With regard to merging the destructor with code generation, consider the following arguments: For some of the nonterminals in a programming language, for example, those involving expressions and statements, it may well be that, once code is emitted for them, there is no reason to retain the parse tree that was used to generate the code. If our language only included that class of constructs, combining the emit() method with the class destructor for the corresponding nonterminal would make sense.

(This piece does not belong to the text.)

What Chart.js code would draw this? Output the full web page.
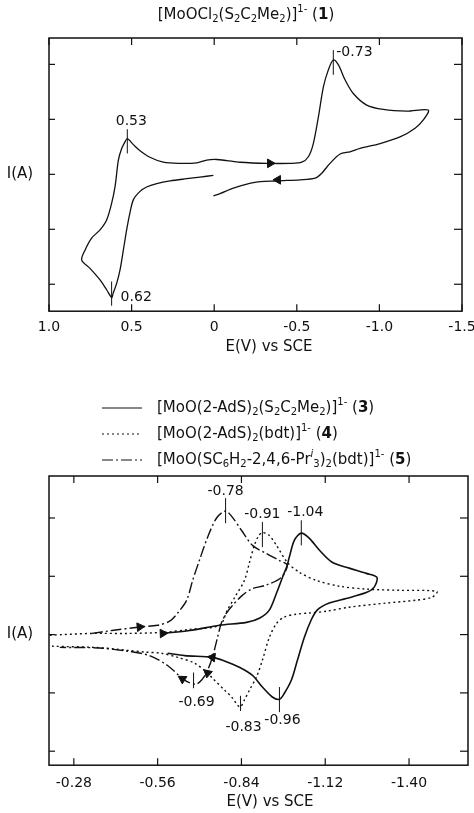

In other cases, however, the story is more complex. Declarations of array types, for example, may need to retain information about their component and index types, and the easiest way to do this is to simply retain the parse tree for the declaration of the array type until the end of the scope for that type. The same holds for record and class declarations, and it holds in part for subroutines, where it may indeed be practical to discard the parse tree for the subroutine body once the code is generated, but retaining the parse tree for the subroutine header may be the easiest way to retain the information needed to construct a call to that routine.

With regard to merging the constructor with the parser, the arguments are largely a matter of style. Some people prefer to keep serious computation out of constructors. In that case, parsing belongs in a separate method.

An alternative view is that the parser could be a "factory method", that is, to use Java terminology, a static method of the class that creates a class instance and parses that instance.